The exercise |
Reproduce the listing exactly, with no pictures in your copy.

Given data |

————

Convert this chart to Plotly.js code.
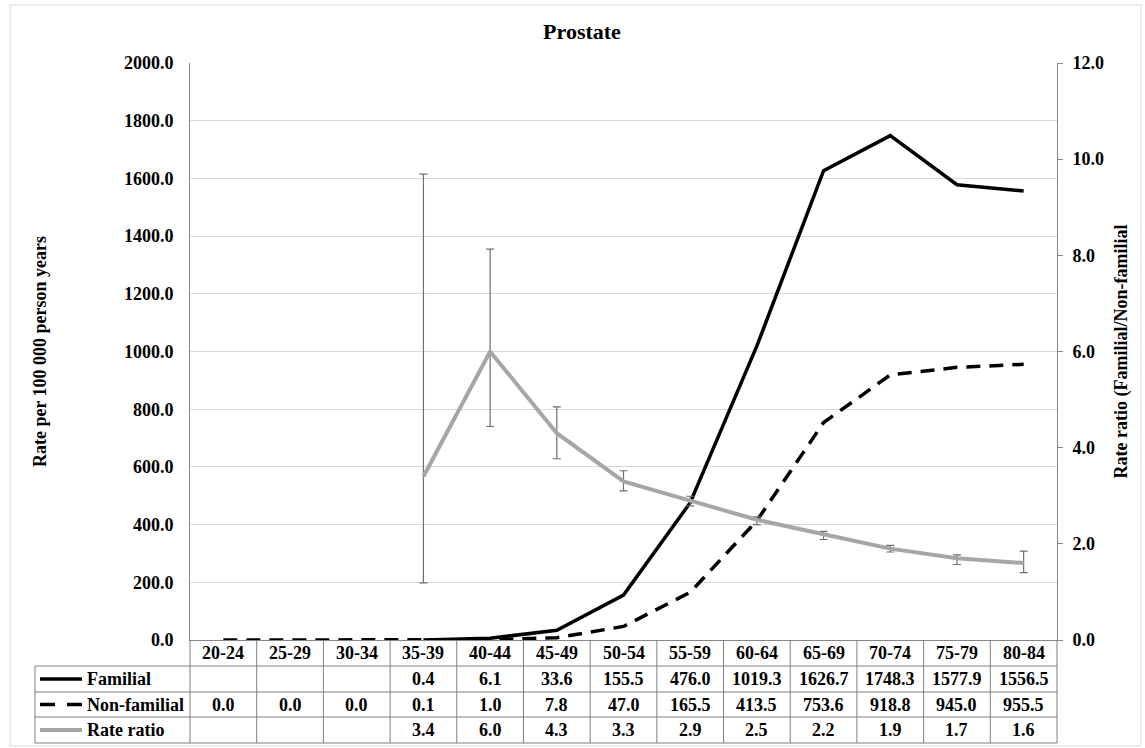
<!DOCTYPE html>
<html>
<head>
<meta charset="utf-8">
<script src="https://cdn.plot.ly/plotly-3.0.1.min.js"></script>
<style>
html,body{margin:0;padding:0;background:#fff;}
#chart{width:1145px;height:748px;}
</style>
</head>
<body>
<div id="chart"></div>
<script>
// ---- data ----
const ageGroups = ['20-24','25-29','30-34','35-39','40-44','45-49','50-54','55-59','60-64','65-69','70-74','75-79','80-84'];
const familial = [null,null,null,0.4,6.1,33.6,155.5,476.0,1019.3,1626.7,1748.3,1577.9,1556.5];
const nonFamilial = [0.0,0.0,0.0,0.1,1.0,7.8,47.0,165.5,413.5,753.6,918.8,945.0,955.5];
const rateRatio = [null,null,null,3.4,6.0,4.3,3.3,2.9,2.5,2.2,1.9,1.7,1.6];
const ratioLower = [null,null,null,1.19,4.44,3.77,3.10,2.79,2.40,2.09,1.83,1.57,1.40];
const ratioUpper = [null,null,null,9.69,8.13,4.85,3.52,2.99,2.56,2.26,1.97,1.77,1.85];
const rowLabels = ['Familial','Non-familial','Rate ratio'];
const leftTitle = 'Rate per 100 000 person years';
const rightTitle = 'Rate ratio (Familial/Non-familial';
const chartTitle = 'Prostate';

// ---- layout helpers (pixel geometry of the frame) ----
const W = 1145, H = 748;
const L = 190, R = 1057, T = 63, B = 640;
const px = x => (x - L) / (R - L);
const py = y => (B - y) / (B - T);
const FONT = '"Liberation Serif", "Times New Roman", serif';
const txt = (size) => ({family: FONT, size: size, color: '#000', weight: 'bold'});
const GRID = '#d9d9d9', AX = '#868686', TBL = '#7f7f7f';

const rowLines = [666, 692, 717, 743];
const rowCenters = [679, 704.5, 730];
const headerCenter = 653;

const traces = [
  {x: ageGroups, y: familial, type: 'scatter', mode: 'lines', name: rowLabels[0],
   line: {color: '#000', width: 3.5}, connectgaps: false, hoverinfo: 'x+y'},
  {x: ageGroups, y: nonFamilial, type: 'scatter', mode: 'lines', name: rowLabels[1],
   line: {color: '#000', width: 3.5, dash: '14px,9px'}, hoverinfo: 'x+y'},
  {x: ageGroups, y: rateRatio, yaxis: 'y2', type: 'scatter', mode: 'lines', name: rowLabels[2],
   line: {color: '#a6a6a6', width: 4},
   error_y: {type: 'data', symmetric: false,
     array: rateRatio.map((v, i) => v == null ? null : ratioUpper[i] - v),
     arrayminus: rateRatio.map((v, i) => v == null ? null : v - ratioLower[i]),
     color: '#6f6f6f', thickness: 1.2, width: 4},
   hoverinfo: 'x+y'}
];

const shapes = [];
const annotations = [];
// outer chart frame
shapes.push({type: 'rect', xref: 'paper', yref: 'paper', x0: px(10), x1: px(1141), y0: py(5), y1: py(746),
  line: {color: GRID, width: 1}, fillcolor: 'rgba(0,0,0,0)', layer: 'below'});
// table horizontal lines
rowLines.forEach(y => shapes.push({type: 'line', xref: 'paper', yref: 'paper', x0: px(35), x1: px(R),
  y0: py(y), y1: py(y), line: {color: TBL, width: 1}}));
// table vertical lines
shapes.push({type: 'line', xref: 'paper', yref: 'paper', x0: px(35), x1: px(35), y0: py(666), y1: py(743), line: {color: TBL, width: 1}});
shapes.push({type: 'line', xref: 'paper', yref: 'paper', x0: 0, x1: 0, y0: py(640), y1: py(743), line: {color: TBL, width: 1}});
shapes.push({type: 'line', xref: 'paper', yref: 'paper', x0: 1, x1: 1, y0: py(640), y1: py(743), line: {color: TBL, width: 1}});
for (let i = 0; i < ageGroups.length - 1; i++) {
  shapes.push({type: 'line', xref: 'x', yref: 'paper', x0: i + 0.5, x1: i + 0.5, y0: py(640), y1: py(743),
    line: {color: TBL, width: 1}});
}
// legend keys in the table
shapes.push({type: 'line', xref: 'paper', yref: 'paper', x0: px(40), x1: px(82), y0: py(rowCenters[0]), y1: py(rowCenters[0]), line: {color: '#000', width: 3.5}});
shapes.push({type: 'line', xref: 'paper', yref: 'paper', x0: px(40), x1: px(82), y0: py(rowCenters[1]), y1: py(rowCenters[1]), line: {color: '#000', width: 3.5, dash: '15px,12px'}});
shapes.push({type: 'line', xref: 'paper', yref: 'paper', x0: px(40), x1: px(82), y0: py(rowCenters[2]), y1: py(rowCenters[2]), line: {color: '#a6a6a6', width: 4}});
rowLabels.forEach((lab, r) => annotations.push({text: lab, xref: 'paper', yref: 'paper', x: px(85), y: py(rowCenters[r]),
  xanchor: 'left', yanchor: 'middle', showarrow: false, font: txt(18)}));
// header (category) cells
ageGroups.forEach(g => annotations.push({text: g, xref: 'x', yref: 'paper', x: g, y: py(headerCenter),
  xanchor: 'center', yanchor: 'middle', showarrow: false, font: txt(18)}));
// value cells
[familial, nonFamilial, rateRatio].forEach((series, r) => {
  series.forEach((v, i) => {
    if (v == null) return;
    annotations.push({text: v.toFixed(1), xref: 'x', yref: 'paper', x: ageGroups[i], y: py(rowCenters[r]),
      xanchor: 'center', yanchor: 'middle', showarrow: false, font: txt(18)});
  });
});

const layout = {
  width: W, height: H,
  margin: {l: L, r: W - R, t: T, b: H - B, pad: 0},
  paper_bgcolor: '#fff', plot_bgcolor: '#fff',
  showlegend: false,
  font: txt(18),
  title: {text: chartTitle, font: txt(22), xref: 'container', yref: 'container',
          x: 582 / W, y: 1 - 31 / H, xanchor: 'center', yanchor: 'middle'},
  xaxis: {type: 'category', categoryorder: 'array', categoryarray: ageGroups, range: [-0.5, 12.5],
          showticklabels: false, showgrid: false, zeroline: false, showline: true, linecolor: AX, linewidth: 1,
          ticks: '', fixedrange: true},
  yaxis: {range: [0, 2000], tick0: 0, dtick: 200, tickformat: '.1f', showgrid: true, gridcolor: GRID, gridwidth: 1,
          zeroline: false, showline: true, linecolor: AX, linewidth: 1, ticks: '', ticklabelstandoff: 12,
          tickfont: txt(18), automargin: false, fixedrange: true,
          title: {text: leftTitle, font: txt(18), standoff: 72}},
  yaxis2: {range: [0, 12], tick0: 0, dtick: 2, tickformat: '.1f', overlaying: 'y', side: 'right', showgrid: false,
           zeroline: false, showline: true, linecolor: AX, linewidth: 1, ticks: 'outside', ticklen: 5, tickcolor: AX,
           ticklabelstandoff: 6, tickfont: txt(18), automargin: false, fixedrange: true,
           title: {text: rightTitle, font: txt(18), standoff: 11}},
  shapes: shapes,
  annotations: annotations
};

Plotly.newPlot('chart', traces, layout, {displayModeBar: false, staticPlot: true});
</script>
</body>
</html>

————

Task answer |
Convert this chart to Plotly.js code.
<!DOCTYPE html>
<html>
<head>
<meta charset="utf-8">
<script src="https://cdn.plot.ly/plotly-3.0.1.min.js"></script>
<style>
html,body{margin:0;padding:0;background:#fff;}
#chart{width:1145px;height:748px;}
</style>
</head>
<body>
<div id="chart"></div>
<script>
// ---- data ----
const ageGroups = ['20-24','25-29','30-34','35-39','40-44','45-49','50-54','55-59','60-64','65-69','70-74','75-79','80-84'];
const familial = [null,null,null,0.4,6.1,33.6,155.5,476.0,1019.3,1626.7,1748.3,1577.9,1556.5];
const nonFamilial = [0.0,0.0,0.0,0.1,1.0,7.8,47.0,165.5,413.5,753.6,918.8,945.0,955.5];
const rateRatio = [null,null,null,3.4,6.0,4.3,3.3,2.9,2.5,2.2,1.9,1.7,1.6];
const ratioLower = [null,null,null,1.19,4.44,3.77,3.10,2.79,2.40,2.09,1.83,1.57,1.40];
const ratioUpper = [null,null,null,9.69,8.13,4.85,3.52,2.99,2.56,2.26,1.97,1.77,1.85];
const rowLabels = ['Familial','Non-familial','Rate ratio'];
const leftTitle = 'Rate per 100 000 person years';
const rightTitle = 'Rate ratio (Familial/Non-familial';
const chartTitle = 'Prostate';

// ---- layout helpers (pixel geometry of the frame) ----
const W = 1145, H = 748;
const L = 190, R = 1057, T = 63, B = 640;
const px = x => (x - L) / (R - L);
const py = y => (B - y) / (B - T);
const FONT = '"Liberation Serif", "Times New Roman", serif';
const txt = (size) => ({family: FONT, size: size, color: '#000', weight: 'bold'});
const GRID = '#d9d9d9', AX = '#868686', TBL = '#7f7f7f';

const rowLines = [666, 692, 717, 743];
const rowCenters = [679, 704.5, 730];
const headerCenter = 653;

const traces = [
  {x: ageGroups, y: familial, type: 'scatter', mode: 'lines', name: rowLabels[0],
   line: {color: '#000', width: 3.5}, connectgaps: false, hoverinfo: 'x+y'},
  {x: ageGroups, y: nonFamilial, type: 'scatter', mode: 'lines', name: rowLabels[1],
   line: {color: '#000', width: 3.5, dash: '14px,9px'}, hoverinfo: 'x+y'},
  {x: ageGroups, y: rateRatio, yaxis: 'y2', type: 'scatter', mode: 'lines', name: rowLabels[2],
   line: {color: '#a6a6a6', width: 4},
   error_y: {type: 'data', symmetric: false,
     array: rateRatio.map((v, i) => v == null ? null : ratioUpper[i] - v),
     arrayminus: rateRatio.map((v, i) => v == null ? null : v - ratioLower[i]),
     color: '#6f6f6f', thickness: 1.2, width: 4},
   hoverinfo: 'x+y'}
];

const shapes = [];
const annotations = [];
// outer chart frame
shapes.push({type: 'rect', xref: 'paper', yref: 'paper', x0: px(10), x1: px(1141), y0: py(5), y1: py(746),
  line: {color: GRID, width: 1}, fillcolor: 'rgba(0,0,0,0)', layer: 'below'});
// table horizontal lines
rowLines.forEach(y => shapes.push({type: 'line', xref: 'paper', yref: 'paper', x0: px(35), x1: px(R),
  y0: py(y), y1: py(y), line: {color: TBL, width: 1}}));
// table vertical lines
shapes.push({type: 'line', xref: 'paper', yref: 'paper', x0: px(35), x1: px(35), y0: py(666), y1: py(743), line: {color: TBL, width: 1}});
shapes.push({type: 'line', xref: 'paper', yref: 'paper', x0: 0, x1: 0, y0: py(640), y1: py(743), line: {color: TBL, width: 1}});
shapes.push({type: 'line', xref: 'paper', yref: 'paper', x0: 1, x1: 1, y0: py(640), y1: py(743), line: {color: TBL, width: 1}});
for (let i = 0; i < ageGroups.length - 1; i++) {
  shapes.push({type: 'line', xref: 'x', yref: 'paper', x0: i + 0.5, x1: i + 0.5, y0: py(640), y1: py(743),
    line: {color: TBL, width: 1}});
}
// legend keys in the table
shapes.push({type: 'line', xref: 'paper', yref: 'paper', x0: px(40), x1: px(82), y0: py(rowCenters[0]), y1: py(rowCenters[0]), line: {color: '#000', width: 3.5}});
shapes.push({type: 'line', xref: 'paper', yref: 'paper', x0: px(40), x1: px(82), y0: py(rowCenters[1]), y1: py(rowCenters[1]), line: {color: '#000', width: 3.5, dash: '15px,12px'}});
shapes.push({type: 'line', xref: 'paper', yref: 'paper', x0: px(40), x1: px(82), y0: py(rowCenters[2]), y1: py(rowCenters[2]), line: {color: '#a6a6a6', width: 4}});
rowLabels.forEach((lab, r) => annotations.push({text: lab, xref: 'paper', yref: 'paper', x: px(85), y: py(rowCenters[r]),
  xanchor: 'left', yanchor: 'middle', showarrow: false, font: txt(18)}));
// header (category) cells
ageGroups.forEach(g => annotations.push({text: g, xref: 'x', yref: 'paper', x: g, y: py(headerCenter),
  xanchor: 'center', yanchor: 'middle', showarrow: false, font: txt(18)}));
// value cells
[familial, nonFamilial, rateRatio].forEach((series, r) => {
  series.forEach((v, i) => {
    if (v == null) return;
    annotations.push({text: v.toFixed(1), xref: 'x', yref: 'paper', x: ageGroups[i], y: py(rowCenters[r]),
      xanchor: 'center', yanchor: 'middle', showarrow: false, font: txt(18)});
  });
});

const layout = {
  width: W, height: H,
  margin: {l: L, r: W - R, t: T, b: H - B, pad: 0},
  paper_bgcolor: '#fff', plot_bgcolor: '#fff',
  showlegend: false,
  font: txt(18),
  title: {text: chartTitle, font: txt(22), xref: 'container', yref: 'container',
          x: 582 / W, y: 1 - 31 / H, xanchor: 'center', yanchor: 'middle'},
  xaxis: {type: 'category', categoryorder: 'array', categoryarray: ageGroups, range: [-0.5, 12.5],
          showticklabels: false, showgrid: false, zeroline: false, showline: true, linecolor: AX, linewidth: 1,
          ticks: '', fixedrange: true},
  yaxis: {range: [0, 2000], tick0: 0, dtick: 200, tickformat: '.1f', showgrid: true, gridcolor: GRID, gridwidth: 1,
          zeroline: false, showline: true, linecolor: AX, linewidth: 1, ticks: '', ticklabelstandoff: 12,
          tickfont: txt(18), automargin: false, fixedrange: true,
          title: {text: leftTitle, font: txt(18), standoff: 72}},
  yaxis2: {range: [0, 12], tick0: 0, dtick: 2, tickformat: '.1f', overlaying: 'y', side: 'right', showgrid: false,
           zeroline: false, showline: true, linecolor: AX, linewidth: 1, ticks: 'outside', ticklen: 5, tickcolor: AX,
           ticklabelstandoff: 6, tickfont: txt(18), automargin: false, fixedrange: true,
           title: {text: rightTitle, font: txt(18), standoff: 11}},
  shapes: shapes,
  annotations: annotations
};

Plotly.newPlot('chart', traces, layout, {displayModeBar: false, staticPlot: true});
</script>
</body>
</html>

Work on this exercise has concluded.